## EXERCISE GOAL
Reproduce the listing below character for character; drop every image.

------------------------

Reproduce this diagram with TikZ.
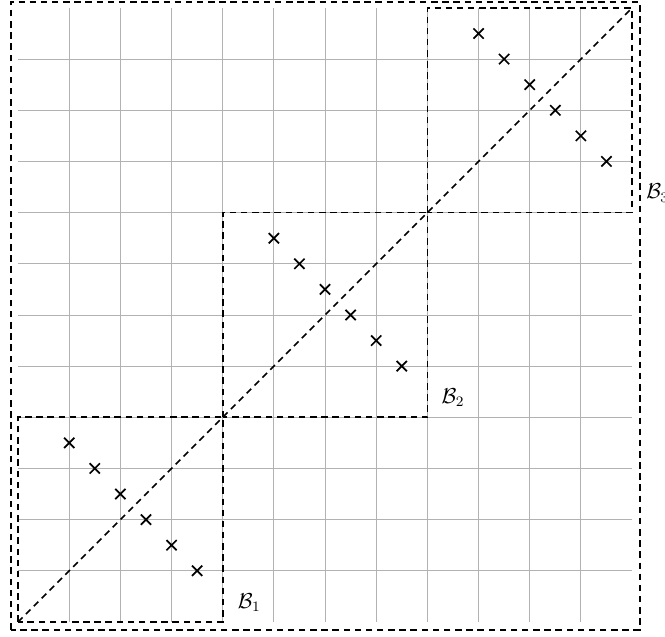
\documentclass[tikz,border=0pt]{standalone}
\begin{document}
\begin{tikzpicture}[x=1cm,y=1cm,
  gridline/.style={gray!60,line width=0.45pt},
  frame/.style={dash pattern=on 3.6pt off 2.6pt,line width=0.95pt,black},
  xmark/.style={line width=0.95pt,black},
  blabel/.style={inner sep=0pt,font=\large}]
\useasboundingbox (-0.352,-0.293) rectangle (12.644,12.155);
% grid (interior lines only)
\foreach \i in {1,...,11}{
  \draw[gridline] (\i,0) -- (\i,12);
  \draw[gridline] (0,\i) -- (12,\i);
}
% outer frame
\draw[frame] (-0.14,-0.15) rectangle (12.15,12.12);
% diagonal
\coordinate (O) at (0,0);
\coordinate (E) at (12,12);
\draw[frame] (O) -- (E);
% blocks
\coordinate (b1a) at (0,0); \coordinate (b1b) at (4,4);
\coordinate (b2a) at (4,4); \coordinate (b2b) at (8,8);
\coordinate (b3a) at (8,8); \coordinate (b3b) at (12,12);
\draw[frame] (b1a) rectangle (b1b);
\draw[frame] (b2a) rectangle (b2b);
\draw[frame] (b3a) rectangle (b3b);
\node[blabel] (L1) at ([shift={(0.52,0.38)}]4,0) {$\mathcal{B}_1$};
\node[blabel] (L2) at ([shift={(0.5,0.38)}]8,4) {$\mathcal{B}_2$};
\node[blabel] (L3) at ([shift={(0.5,0.38)}]12,8) {$\mathcal{B}_3$};
% crosses
\foreach \bx/\by in {0/0,4/4,8/8}{
  \foreach \k in {0,...,5}{
    \pgfmathsetmacro{\cx}{\bx+1+0.5*\k}
    \pgfmathsetmacro{\cy}{\by+3.5-0.5*\k}
    \draw[xmark] (\cx-0.1,\cy-0.1) -- (\cx+0.1,\cy+0.1)
                 (\cx-0.1,\cy+0.1) -- (\cx+0.1,\cy-0.1);
  }
}
\end{tikzpicture}
\end{document}
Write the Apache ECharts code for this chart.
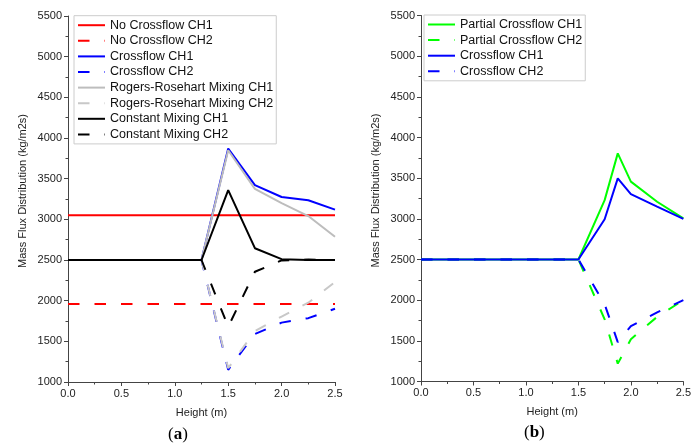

------------------------

## COMPLETED EXERCISE
Reproduce this diagram with TikZ.
\documentclass[tikz,border=0pt]{standalone}
\begin{document}
\begin{tikzpicture}[x=1cm,y=1cm,
  gridline/.style={gray!60,line width=0.45pt},
  frame/.style={dash pattern=on 3.6pt off 2.6pt,line width=0.95pt,black},
  xmark/.style={line width=0.95pt,black},
  blabel/.style={inner sep=0pt,font=\large}]
\useasboundingbox (-0.352,-0.293) rectangle (12.644,12.155);
% grid (interior lines only)
\foreach \i in {1,...,11}{
  \draw[gridline] (\i,0) -- (\i,12);
  \draw[gridline] (0,\i) -- (12,\i);
}
% outer frame
\draw[frame] (-0.14,-0.15) rectangle (12.15,12.12);
% diagonal
\coordinate (O) at (0,0);
\coordinate (E) at (12,12);
\draw[frame] (O) -- (E);
% blocks
\coordinate (b1a) at (0,0); \coordinate (b1b) at (4,4);
\coordinate (b2a) at (4,4); \coordinate (b2b) at (8,8);
\coordinate (b3a) at (8,8); \coordinate (b3b) at (12,12);
\draw[frame] (b1a) rectangle (b1b);
\draw[frame] (b2a) rectangle (b2b);
\draw[frame] (b3a) rectangle (b3b);
\node[blabel] (L1) at ([shift={(0.52,0.38)}]4,0) {$\mathcal{B}_1$};
\node[blabel] (L2) at ([shift={(0.5,0.38)}]8,4) {$\mathcal{B}_2$};
\node[blabel] (L3) at ([shift={(0.5,0.38)}]12,8) {$\mathcal{B}_3$};
% crosses
\foreach \bx/\by in {0/0,4/4,8/8}{
  \foreach \k in {0,...,5}{
    \pgfmathsetmacro{\cx}{\bx+1+0.5*\k}
    \pgfmathsetmacro{\cy}{\by+3.5-0.5*\k}
    \draw[xmark] (\cx-0.1,\cy-0.1) -- (\cx+0.1,\cy+0.1)
                 (\cx-0.1,\cy+0.1) -- (\cx+0.1,\cy-0.1);
  }
}
\end{tikzpicture}
\end{document}
Write the Apache ECharts code for this chart.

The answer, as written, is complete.